* DATA:
--- START ---

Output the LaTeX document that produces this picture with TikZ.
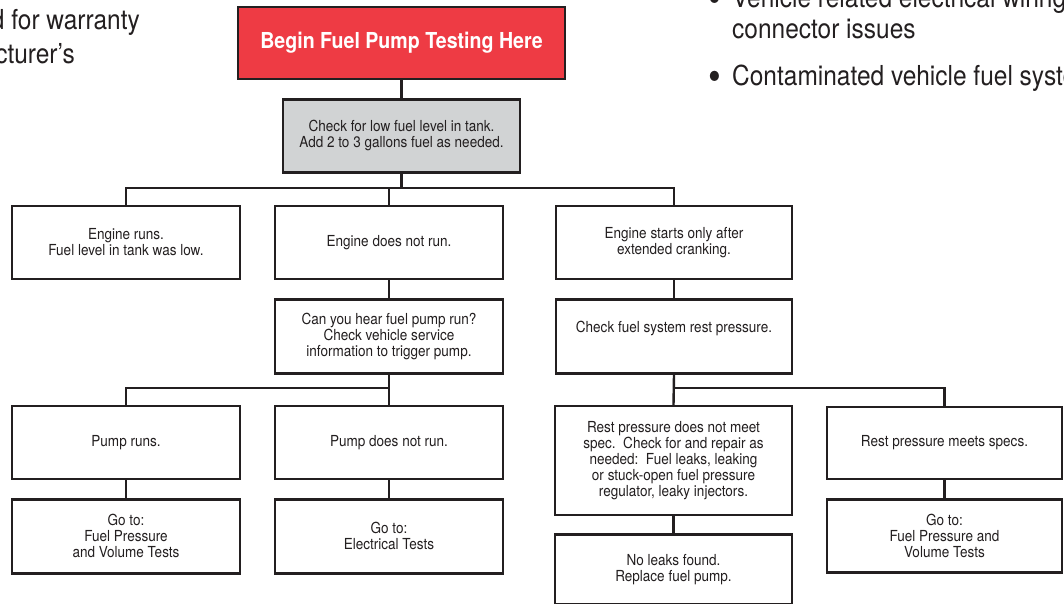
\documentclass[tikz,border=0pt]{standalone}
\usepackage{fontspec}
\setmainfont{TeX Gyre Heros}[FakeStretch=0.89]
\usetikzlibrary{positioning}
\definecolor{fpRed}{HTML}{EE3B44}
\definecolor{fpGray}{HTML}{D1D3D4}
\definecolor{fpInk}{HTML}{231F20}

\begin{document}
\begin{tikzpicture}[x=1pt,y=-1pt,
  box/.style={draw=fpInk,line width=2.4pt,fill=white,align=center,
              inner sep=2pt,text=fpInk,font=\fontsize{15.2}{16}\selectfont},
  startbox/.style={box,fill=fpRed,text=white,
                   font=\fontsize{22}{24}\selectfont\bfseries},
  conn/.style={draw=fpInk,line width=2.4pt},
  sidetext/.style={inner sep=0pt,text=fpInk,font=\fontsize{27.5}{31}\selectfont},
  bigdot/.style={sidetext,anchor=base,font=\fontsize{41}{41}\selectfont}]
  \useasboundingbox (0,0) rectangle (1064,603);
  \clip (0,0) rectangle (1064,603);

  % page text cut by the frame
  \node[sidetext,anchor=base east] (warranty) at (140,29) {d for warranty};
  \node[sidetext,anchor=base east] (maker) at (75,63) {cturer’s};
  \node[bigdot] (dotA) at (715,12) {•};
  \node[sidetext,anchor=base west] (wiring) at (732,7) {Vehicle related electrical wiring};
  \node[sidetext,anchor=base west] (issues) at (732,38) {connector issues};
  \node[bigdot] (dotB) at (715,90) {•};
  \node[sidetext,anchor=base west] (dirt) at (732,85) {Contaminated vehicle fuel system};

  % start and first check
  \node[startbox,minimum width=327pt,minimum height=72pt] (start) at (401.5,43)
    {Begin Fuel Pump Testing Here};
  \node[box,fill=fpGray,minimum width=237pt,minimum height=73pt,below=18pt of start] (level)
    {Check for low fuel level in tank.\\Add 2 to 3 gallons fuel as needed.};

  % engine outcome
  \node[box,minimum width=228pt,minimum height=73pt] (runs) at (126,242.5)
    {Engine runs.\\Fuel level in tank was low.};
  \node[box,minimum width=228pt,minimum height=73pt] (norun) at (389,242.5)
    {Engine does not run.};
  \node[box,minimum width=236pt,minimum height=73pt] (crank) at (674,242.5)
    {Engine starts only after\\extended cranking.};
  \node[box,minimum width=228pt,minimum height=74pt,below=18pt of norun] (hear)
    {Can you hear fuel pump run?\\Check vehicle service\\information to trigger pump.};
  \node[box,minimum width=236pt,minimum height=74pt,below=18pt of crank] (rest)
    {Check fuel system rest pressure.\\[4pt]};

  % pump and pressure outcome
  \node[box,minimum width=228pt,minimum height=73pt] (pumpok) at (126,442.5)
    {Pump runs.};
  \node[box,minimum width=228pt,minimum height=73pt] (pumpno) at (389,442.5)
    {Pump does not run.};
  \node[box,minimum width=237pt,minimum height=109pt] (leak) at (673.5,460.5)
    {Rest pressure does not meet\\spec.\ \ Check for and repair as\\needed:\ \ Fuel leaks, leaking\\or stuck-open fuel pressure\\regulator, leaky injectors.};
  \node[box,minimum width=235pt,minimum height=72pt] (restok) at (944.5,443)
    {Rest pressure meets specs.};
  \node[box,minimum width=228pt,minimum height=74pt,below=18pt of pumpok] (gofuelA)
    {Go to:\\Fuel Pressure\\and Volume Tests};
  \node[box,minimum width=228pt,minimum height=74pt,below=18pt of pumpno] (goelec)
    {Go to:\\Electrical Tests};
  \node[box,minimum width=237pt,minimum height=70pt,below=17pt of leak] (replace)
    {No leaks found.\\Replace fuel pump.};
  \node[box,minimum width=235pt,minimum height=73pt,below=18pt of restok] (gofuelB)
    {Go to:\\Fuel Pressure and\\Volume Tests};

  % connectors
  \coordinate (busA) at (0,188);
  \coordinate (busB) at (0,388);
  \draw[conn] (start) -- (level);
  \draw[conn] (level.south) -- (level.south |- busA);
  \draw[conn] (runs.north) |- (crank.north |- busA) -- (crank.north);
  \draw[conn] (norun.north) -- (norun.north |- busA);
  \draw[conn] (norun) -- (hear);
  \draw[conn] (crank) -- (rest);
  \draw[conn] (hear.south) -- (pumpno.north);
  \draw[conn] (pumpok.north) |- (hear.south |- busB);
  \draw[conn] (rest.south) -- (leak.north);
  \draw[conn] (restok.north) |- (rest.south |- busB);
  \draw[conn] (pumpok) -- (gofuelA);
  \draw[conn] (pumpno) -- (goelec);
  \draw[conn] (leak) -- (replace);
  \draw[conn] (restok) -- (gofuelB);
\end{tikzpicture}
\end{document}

--- END ---

Output all of the data exactly as it stands, minus any images.

* RIGHT ANSWER:
Output the LaTeX document that produces this picture with TikZ.
\documentclass[tikz,border=0pt]{standalone}
\usepackage{fontspec}
\setmainfont{TeX Gyre Heros}[FakeStretch=0.89]
\usetikzlibrary{positioning}
\definecolor{fpRed}{HTML}{EE3B44}
\definecolor{fpGray}{HTML}{D1D3D4}
\definecolor{fpInk}{HTML}{231F20}

\begin{document}
\begin{tikzpicture}[x=1pt,y=-1pt,
  box/.style={draw=fpInk,line width=2.4pt,fill=white,align=center,
              inner sep=2pt,text=fpInk,font=\fontsize{15.2}{16}\selectfont},
  startbox/.style={box,fill=fpRed,text=white,
                   font=\fontsize{22}{24}\selectfont\bfseries},
  conn/.style={draw=fpInk,line width=2.4pt},
  sidetext/.style={inner sep=0pt,text=fpInk,font=\fontsize{27.5}{31}\selectfont},
  bigdot/.style={sidetext,anchor=base,font=\fontsize{41}{41}\selectfont}]
  \useasboundingbox (0,0) rectangle (1064,603);
  \clip (0,0) rectangle (1064,603);

  % page text cut by the frame
  \node[sidetext,anchor=base east] (warranty) at (140,29) {d for warranty};
  \node[sidetext,anchor=base east] (maker) at (75,63) {cturer’s};
  \node[bigdot] (dotA) at (715,12) {•};
  \node[sidetext,anchor=base west] (wiring) at (732,7) {Vehicle related electrical wiring};
  \node[sidetext,anchor=base west] (issues) at (732,38) {connector issues};
  \node[bigdot] (dotB) at (715,90) {•};
  \node[sidetext,anchor=base west] (dirt) at (732,85) {Contaminated vehicle fuel system};

  % start and first check
  \node[startbox,minimum width=327pt,minimum height=72pt] (start) at (401.5,43)
    {Begin Fuel Pump Testing Here};
  \node[box,fill=fpGray,minimum width=237pt,minimum height=73pt,below=18pt of start] (level)
    {Check for low fuel level in tank.\\Add 2 to 3 gallons fuel as needed.};

  % engine outcome
  \node[box,minimum width=228pt,minimum height=73pt] (runs) at (126,242.5)
    {Engine runs.\\Fuel level in tank was low.};
  \node[box,minimum width=228pt,minimum height=73pt] (norun) at (389,242.5)
    {Engine does not run.};
  \node[box,minimum width=236pt,minimum height=73pt] (crank) at (674,242.5)
    {Engine starts only after\\extended cranking.};
  \node[box,minimum width=228pt,minimum height=74pt,below=18pt of norun] (hear)
    {Can you hear fuel pump run?\\Check vehicle service\\information to trigger pump.};
  \node[box,minimum width=236pt,minimum height=74pt,below=18pt of crank] (rest)
    {Check fuel system rest pressure.\\[4pt]};

  % pump and pressure outcome
  \node[box,minimum width=228pt,minimum height=73pt] (pumpok) at (126,442.5)
    {Pump runs.};
  \node[box,minimum width=228pt,minimum height=73pt] (pumpno) at (389,442.5)
    {Pump does not run.};
  \node[box,minimum width=237pt,minimum height=109pt] (leak) at (673.5,460.5)
    {Rest pressure does not meet\\spec.\ \ Check for and repair as\\needed:\ \ Fuel leaks, leaking\\or stuck-open fuel pressure\\regulator, leaky injectors.};
  \node[box,minimum width=235pt,minimum height=72pt] (restok) at (944.5,443)
    {Rest pressure meets specs.};
  \node[box,minimum width=228pt,minimum height=74pt,below=18pt of pumpok] (gofuelA)
    {Go to:\\Fuel Pressure\\and Volume Tests};
  \node[box,minimum width=228pt,minimum height=74pt,below=18pt of pumpno] (goelec)
    {Go to:\\Electrical Tests};
  \node[box,minimum width=237pt,minimum height=70pt,below=17pt of leak] (replace)
    {No leaks found.\\Replace fuel pump.};
  \node[box,minimum width=235pt,minimum height=73pt,below=18pt of restok] (gofuelB)
    {Go to:\\Fuel Pressure and\\Volume Tests};

  % connectors
  \coordinate (busA) at (0,188);
  \coordinate (busB) at (0,388);
  \draw[conn] (start) -- (level);
  \draw[conn] (level.south) -- (level.south |- busA);
  \draw[conn] (runs.north) |- (crank.north |- busA) -- (crank.north);
  \draw[conn] (norun.north) -- (norun.north |- busA);
  \draw[conn] (norun) -- (hear);
  \draw[conn] (crank) -- (rest);
  \draw[conn] (hear.south) -- (pumpno.north);
  \draw[conn] (pumpok.north) |- (hear.south |- busB);
  \draw[conn] (rest.south) -- (leak.north);
  \draw[conn] (restok.north) |- (rest.south |- busB);
  \draw[conn] (pumpok) -- (gofuelA);
  \draw[conn] (pumpno) -- (goelec);
  \draw[conn] (leak) -- (replace);
  \draw[conn] (restok) -- (gofuelB);
\end{tikzpicture}
\end{document}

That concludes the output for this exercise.